As if this wasn’t bad enough, Bradford learned that the
Fortune,
the ship they had loaded with clapboards in the fall, had been seized by the French just before she arrived in England. They had lost everything. The voyage that was to have turned a significant profit had put them even deeper in the hole. “I pray you be not discouraged,” Robert Cushman wrote, “but gather up yourself, to go through these difficulties cheerfully and with courage in that place wherein God hath set you, until the day of refreshing come.”
Then they received a different sort of letter. To the northeast, off the coast of modern Maine, the codfishing season was in full swing.
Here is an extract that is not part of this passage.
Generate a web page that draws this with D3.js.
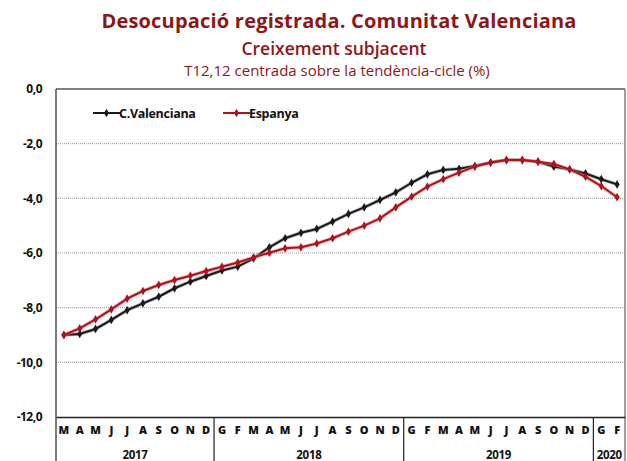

Between three hundred and four hundred vessels were gathered off that rocky, fogbound coast, and a master of one of the ships had taken it upon himself to write the Pilgrims concerning some disturbing developments at Jamestown. That spring, the Indians had massacred 347 English colonists—more than four times the total population of Plymouth. “Happy is he,” the codfisherman wrote, “whom other men’s harms doth make to beware.”
As it so happened, the Pilgrims’ relations with the Indians were at a new low. Thanks to Squanto’s machinations and Bradford’s reluctance to punish his interpreter, they could no longer count on the support of their former allies the Pokanokets. Recognizing that the English were newly vulnerable, the Massachusetts and Narragansetts were said to be planning an assault on Plymouth.
Bradford decided that the wall was not enough. If they should become the victims of a Jamestown-like attack, they needed a heavily reinforced structure that was large enough to accommodate all of them. They needed a fort. Perched atop the hill overlooking the town, it might very well provide the means of their deliverance. Even though food supplies were still low, the inhabitants launched into the work with a will. It was hoped that the mere presence of this imposing, well-defended structure would be enough to discourage future Indian attacks.
But as the work progressed, many of the settlers began to lose their enthusiasm for the project. Given the nebulousness of the Indian threat, it was difficult to justify the expenditure of so much time and effort—especially given their lack of food. The question of how much of a society’s resources should be dedicated to security persists to this day. What amazed Edward Winslow during the summer and fall of 1622 was how “reasonable men [will be led] to reason against their own safety.”